**** DATA ENTRIES ****

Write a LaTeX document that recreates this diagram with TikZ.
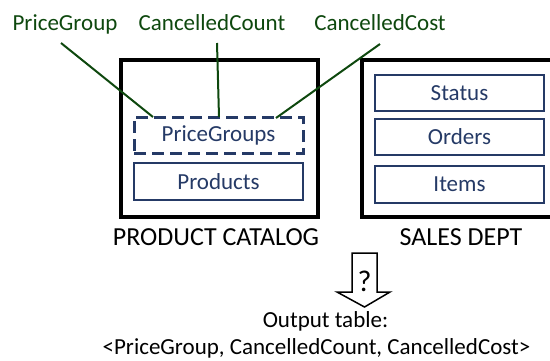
\documentclass[tikz,border=0pt]{standalone}
\usepackage{fontspec}
\setmainfont{Carlito}
\definecolor{navy}{RGB}{37,58,102}
\definecolor{dgreen}{RGB}{14,72,14}
\tikzset{
  txt/.style={font=\fontsize{23}{27}\selectfont, inner sep=0pt},
  biglbl/.style={font=\fontsize{26}{30}\selectfont, inner sep=0pt},
  outerbox/.style={draw=black, line width=4.5pt, inner sep=0pt},
  tablebox/.style={draw=navy, line width=2.5pt, text=navy, inner sep=0pt, minimum width=169pt, minimum height=36pt, font=\fontsize{23}{27}\selectfont},
  dashbox/.style={tablebox, dash pattern=on 12pt off 6pt, line width=3pt},
  glabel/.style={txt, text=dgreen, anchor=base},
  gline/.style={draw=dgreen, line width=2pt},
}
\begin{document}
\begin{tikzpicture}[x=1pt,y=-1pt]
\useasboundingbox (0,0) rectangle (550,360);
\clip (0,0) rectangle (550,360);
% outer boxes
\node[outerbox, minimum width=197pt, minimum height=157pt] (pc) at (219.5,138.5) {};
\node[outerbox, minimum width=240pt, minimum height=157pt] (sd) at (482,138.5) {};
% inner tables
\node[dashbox] (pgs) at (218.5,135) {PriceGroups};
\node[tablebox, minimum height=37pt] (prod) at (218.5,181.5) {Products};
\node[tablebox] (stat) at (459.5,93) {Status};
\node[tablebox] (ord) at (459.5,137) {Orders};
\node[tablebox, minimum height=37pt] (itm) at (459.5,184.5) {Items};
% box labels
\node[biglbl, anchor=base] (pcl) at (216,245) {PRODUCT CATALOG};
\node[biglbl, anchor=base] (sdl) at (461,245) {SALES DEPT};
% top labels
\node[glabel] (l1) at (65,30) {PriceGroup};
\node[glabel] (l2) at (212,30) {CancelledCount};
\node[glabel] (l3) at (380,30) {CancelledCost};
\coordinate (s1) at (61,43);
\coordinate (s2) at (217,43);
\coordinate (s3) at (380,44);
\coordinate (e1) at (153,117);
\coordinate (e2) at (219,117);
\coordinate (e3) at (276,118);
\draw[gline] (s1) -- (e1);
\draw[gline] (s2) -- (e2);
\draw[gline] (s3) -- (e3);
% block arrow
\draw[line width=1.5pt, line join=miter, fill=white] (352,253) -- (377,253) -- (377,292) -- (390,292) -- (364.5,307) -- (337,292) -- (352,292) -- cycle;
\node[inner sep=0pt, anchor=base, font=\fontsize{30}{34}\selectfont] (q) at (364.5,291) {?};
% output
\node[txt, anchor=base] (out1) at (325.5,327) {Output table:};
\node[txt, anchor=base] (out2) at (316.5,354) {<PriceGroup, CancelledCount, CancelledCost>};
\end{tikzpicture}
\end{document}
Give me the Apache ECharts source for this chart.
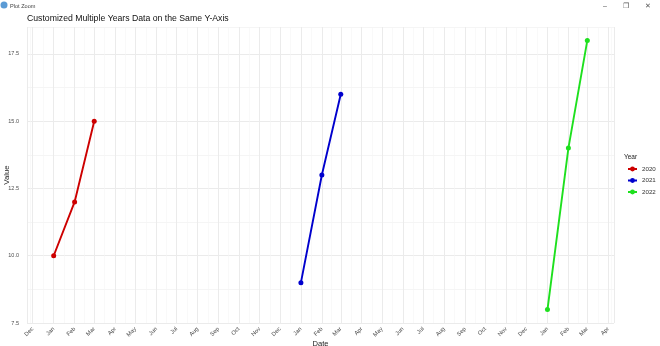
<!DOCTYPE html>
<html>
<head>
<meta charset="utf-8">
<script src="https://cdn.jsdelivr.net/npm/echarts@6/dist/echarts.min.js"></script>
<style>
html,body{margin:0;padding:0;background:#fff;}
#chart{width:660px;height:346px;}
</style>
</head>
<body>
<div id="chart"></div>
<script>
// ---- data ----
const years = ['2020', '2021', '2022'];
const monthsOfData = [1, 2, 3]; // Jan, Feb, Mar
const values2020 = [10, 12, 15];
const values2021 = [9, 13, 16];
const values2022 = [8, 14, 18];
const seriesColors = ['#cd0000', '#0000cd', '#1ee01e'];
const monthNames = ['Jan','Feb','Mar','Apr','May','Jun','Jul','Aug','Sep','Oct','Nov','Dec'];
const yTickLabels = ['7.5', '10.0', '12.5', '15.0', '17.5'];

const valuesByYear = [values2020, values2021, values2022];
function d(y, m, day) { return new Date(y, m - 1, day).getTime(); }
// ggplot-like 5% expansion of date range
const firstDate = d(2020, 1, 1), lastDate = d(2022, 3, 1);
const pad = (lastDate - firstDate) * 0.05;

const series = years.map((yr, i) => ({
  name: yr,
  type: 'line',
  data: monthsOfData.map((m, j) => [d(+yr, m, 1), valuesByYear[i][j]]),
  symbol: 'circle',
  symbolSize: 5,
  lineStyle: { width: 1.9, color: seriesColors[i] },
  itemStyle: { color: seriesColors[i] },
  emphasis: { disabled: true },
  animation: false
}));

const FONT = 'Liberation Sans, Arial, sans-serif';
const chart = echarts.init(document.getElementById('chart'));
chart.setOption({
  animation: false,
  backgroundColor: '#ffffff',
  title: [
    { text: 'Customized Multiple Years Data on the Same Y-Axis', left: 27, top: 14, padding: 0,
      textStyle: { fontSize: 8.7, fontWeight: 'normal', color: '#111', fontFamily: FONT } },
    { text: 'Plot Zoom', left: 10, top: 3, padding: 0,
      textStyle: { fontSize: 5.6, fontWeight: 'normal', color: '#444', fontFamily: FONT } },
    { text: 'Year', left: 624, top: 154, padding: 0,
      textStyle: { fontSize: 6.5, fontWeight: 'normal', color: '#222', fontFamily: FONT } }
  ],
  graphic: [
    { type: 'circle', shape: { cx: 4, cy: 5, r: 3.5 }, style: { fill: '#5b9bd5' } },
    { type: 'text', x: 605, y: 6, style: { text: '–', fontSize: 7, fill: '#555', align: 'center', verticalAlign: 'middle' } },
    { type: 'text', x: 626, y: 6, style: { text: '❐', fontSize: 7, fill: '#555', align: 'center', verticalAlign: 'middle' } },
    { type: 'text', x: 648, y: 6, style: { text: '✕', fontSize: 7, fill: '#555', align: 'center', verticalAlign: 'middle' } }
  ],
  legend: {
    orient: 'vertical', left: 627, top: 166, padding: 0,
    itemWidth: 9, itemHeight: 6, itemGap: 5.5,
    textStyle: { fontSize: 6.2, color: '#333', fontFamily: FONT },
    data: years
  },
  grid: { left: 27, right: 46, top: 27, bottom: 23, containLabel: false, outerBoundsMode: 'none' },
  xAxis: {
    type: 'time',
    min: firstDate - pad,
    max: lastDate + pad,
    minInterval: 27 * 24 * 3600 * 1000,
    maxInterval: 32 * 24 * 3600 * 1000,
    name: 'Date', nameLocation: 'middle', nameGap: 17, nameMoveOverlap: false,
    nameTextStyle: { fontSize: 7.6, color: '#222', fontFamily: FONT },
    axisLine: { show: false },
    axisTick: { show: false },
    axisLabel: {
      rotate: 45, fontSize: 5.8, color: '#4d4d4d', margin: 5, hideOverlap: false,
      fontFamily: FONT,
      formatter: v => monthNames[new Date(v).getMonth()]
    },
    splitLine: { show: true, lineStyle: { color: '#ebebeb', width: 1 } },
    minorTick: { show: false, splitNumber: 2 },
    minorSplitLine: { show: true, lineStyle: { color: '#f5f5f5', width: 0.6 } }
  },
  yAxis: {
    type: 'value',
    min: 7.5, max: 18.5, interval: 1.25,
    name: 'Value', nameLocation: 'middle', nameGap: 16, nameRotate: 90, nameMoveOverlap: false,
    nameTextStyle: { fontSize: 7.8, color: '#222', fontFamily: FONT },
    axisLine: { show: false },
    axisTick: { show: false },
    axisLabel: {
      fontSize: 5.5, color: '#4d4d4d', margin: 8,
      fontFamily: FONT,
      formatter: v => {
        const idx = yTickLabels.indexOf(v.toFixed(1));
        return idx >= 0 ? yTickLabels[idx] : '';
      }
    },
    splitLine: { show: true, lineStyle: { color: ['#ebebeb', '#f5f5f5'], width: 1 } }
  },
  series: series
});
</script>
</body>
</html>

****

> **DESCRIPTION OF THE TASK**:
Omit every image. Quote each record exactly.

> **IN RESPONSE**:
Write a LaTeX document that recreates this diagram with TikZ.
\documentclass[tikz,border=0pt]{standalone}
\usepackage{fontspec}
\setmainfont{Carlito}
\definecolor{navy}{RGB}{37,58,102}
\definecolor{dgreen}{RGB}{14,72,14}
\tikzset{
  txt/.style={font=\fontsize{23}{27}\selectfont, inner sep=0pt},
  biglbl/.style={font=\fontsize{26}{30}\selectfont, inner sep=0pt},
  outerbox/.style={draw=black, line width=4.5pt, inner sep=0pt},
  tablebox/.style={draw=navy, line width=2.5pt, text=navy, inner sep=0pt, minimum width=169pt, minimum height=36pt, font=\fontsize{23}{27}\selectfont},
  dashbox/.style={tablebox, dash pattern=on 12pt off 6pt, line width=3pt},
  glabel/.style={txt, text=dgreen, anchor=base},
  gline/.style={draw=dgreen, line width=2pt},
}
\begin{document}
\begin{tikzpicture}[x=1pt,y=-1pt]
\useasboundingbox (0,0) rectangle (550,360);
\clip (0,0) rectangle (550,360);
% outer boxes
\node[outerbox, minimum width=197pt, minimum height=157pt] (pc) at (219.5,138.5) {};
\node[outerbox, minimum width=240pt, minimum height=157pt] (sd) at (482,138.5) {};
% inner tables
\node[dashbox] (pgs) at (218.5,135) {PriceGroups};
\node[tablebox, minimum height=37pt] (prod) at (218.5,181.5) {Products};
\node[tablebox] (stat) at (459.5,93) {Status};
\node[tablebox] (ord) at (459.5,137) {Orders};
\node[tablebox, minimum height=37pt] (itm) at (459.5,184.5) {Items};
% box labels
\node[biglbl, anchor=base] (pcl) at (216,245) {PRODUCT CATALOG};
\node[biglbl, anchor=base] (sdl) at (461,245) {SALES DEPT};
% top labels
\node[glabel] (l1) at (65,30) {PriceGroup};
\node[glabel] (l2) at (212,30) {CancelledCount};
\node[glabel] (l3) at (380,30) {CancelledCost};
\coordinate (s1) at (61,43);
\coordinate (s2) at (217,43);
\coordinate (s3) at (380,44);
\coordinate (e1) at (153,117);
\coordinate (e2) at (219,117);
\coordinate (e3) at (276,118);
\draw[gline] (s1) -- (e1);
\draw[gline] (s2) -- (e2);
\draw[gline] (s3) -- (e3);
% block arrow
\draw[line width=1.5pt, line join=miter, fill=white] (352,253) -- (377,253) -- (377,292) -- (390,292) -- (364.5,307) -- (337,292) -- (352,292) -- cycle;
\node[inner sep=0pt, anchor=base, font=\fontsize{30}{34}\selectfont] (q) at (364.5,291) {?};
% output
\node[txt, anchor=base] (out1) at (325.5,327) {Output table:};
\node[txt, anchor=base] (out2) at (316.5,354) {<PriceGroup, CancelledCount, CancelledCost>};
\end{tikzpicture}
\end{document}
Give me the Apache ECharts source for this chart.
<!DOCTYPE html>
<html>
<head>
<meta charset="utf-8">
<script src="https://cdn.jsdelivr.net/npm/echarts@6/dist/echarts.min.js"></script>
<style>
html,body{margin:0;padding:0;background:#fff;}
#chart{width:660px;height:346px;}
</style>
</head>
<body>
<div id="chart"></div>
<script>
// ---- data ----
const years = ['2020', '2021', '2022'];
const monthsOfData = [1, 2, 3]; // Jan, Feb, Mar
const values2020 = [10, 12, 15];
const values2021 = [9, 13, 16];
const values2022 = [8, 14, 18];
const seriesColors = ['#cd0000', '#0000cd', '#1ee01e'];
const monthNames = ['Jan','Feb','Mar','Apr','May','Jun','Jul','Aug','Sep','Oct','Nov','Dec'];
const yTickLabels = ['7.5', '10.0', '12.5', '15.0', '17.5'];

const valuesByYear = [values2020, values2021, values2022];
function d(y, m, day) { return new Date(y, m - 1, day).getTime(); }
// ggplot-like 5% expansion of date range
const firstDate = d(2020, 1, 1), lastDate = d(2022, 3, 1);
const pad = (lastDate - firstDate) * 0.05;

const series = years.map((yr, i) => ({
  name: yr,
  type: 'line',
  data: monthsOfData.map((m, j) => [d(+yr, m, 1), valuesByYear[i][j]]),
  symbol: 'circle',
  symbolSize: 5,
  lineStyle: { width: 1.9, color: seriesColors[i] },
  itemStyle: { color: seriesColors[i] },
  emphasis: { disabled: true },
  animation: false
}));

const FONT = 'Liberation Sans, Arial, sans-serif';
const chart = echarts.init(document.getElementById('chart'));
chart.setOption({
  animation: false,
  backgroundColor: '#ffffff',
  title: [
    { text: 'Customized Multiple Years Data on the Same Y-Axis', left: 27, top: 14, padding: 0,
      textStyle: { fontSize: 8.7, fontWeight: 'normal', color: '#111', fontFamily: FONT } },
    { text: 'Plot Zoom', left: 10, top: 3, padding: 0,
      textStyle: { fontSize: 5.6, fontWeight: 'normal', color: '#444', fontFamily: FONT } },
    { text: 'Year', left: 624, top: 154, padding: 0,
      textStyle: { fontSize: 6.5, fontWeight: 'normal', color: '#222', fontFamily: FONT } }
  ],
  graphic: [
    { type: 'circle', shape: { cx: 4, cy: 5, r: 3.5 }, style: { fill: '#5b9bd5' } },
    { type: 'text', x: 605, y: 6, style: { text: '–', fontSize: 7, fill: '#555', align: 'center', verticalAlign: 'middle' } },
    { type: 'text', x: 626, y: 6, style: { text: '❐', fontSize: 7, fill: '#555', align: 'center', verticalAlign: 'middle' } },
    { type: 'text', x: 648, y: 6, style: { text: '✕', fontSize: 7, fill: '#555', align: 'center', verticalAlign: 'middle' } }
  ],
  legend: {
    orient: 'vertical', left: 627, top: 166, padding: 0,
    itemWidth: 9, itemHeight: 6, itemGap: 5.5,
    textStyle: { fontSize: 6.2, color: '#333', fontFamily: FONT },
    data: years
  },
  grid: { left: 27, right: 46, top: 27, bottom: 23, containLabel: false, outerBoundsMode: 'none' },
  xAxis: {
    type: 'time',
    min: firstDate - pad,
    max: lastDate + pad,
    minInterval: 27 * 24 * 3600 * 1000,
    maxInterval: 32 * 24 * 3600 * 1000,
    name: 'Date', nameLocation: 'middle', nameGap: 17, nameMoveOverlap: false,
    nameTextStyle: { fontSize: 7.6, color: '#222', fontFamily: FONT },
    axisLine: { show: false },
    axisTick: { show: false },
    axisLabel: {
      rotate: 45, fontSize: 5.8, color: '#4d4d4d', margin: 5, hideOverlap: false,
      fontFamily: FONT,
      formatter: v => monthNames[new Date(v).getMonth()]
    },
    splitLine: { show: true, lineStyle: { color: '#ebebeb', width: 1 } },
    minorTick: { show: false, splitNumber: 2 },
    minorSplitLine: { show: true, lineStyle: { color: '#f5f5f5', width: 0.6 } }
  },
  yAxis: {
    type: 'value',
    min: 7.5, max: 18.5, interval: 1.25,
    name: 'Value', nameLocation: 'middle', nameGap: 16, nameRotate: 90, nameMoveOverlap: false,
    nameTextStyle: { fontSize: 7.8, color: '#222', fontFamily: FONT },
    axisLine: { show: false },
    axisTick: { show: false },
    axisLabel: {
      fontSize: 5.5, color: '#4d4d4d', margin: 8,
      fontFamily: FONT,
      formatter: v => {
        const idx = yTickLabels.indexOf(v.toFixed(1));
        return idx >= 0 ? yTickLabels[idx] : '';
      }
    },
    splitLine: { show: true, lineStyle: { color: ['#ebebeb', '#f5f5f5'], width: 1 } }
  },
  series: series
});
</script>
</body>
</html>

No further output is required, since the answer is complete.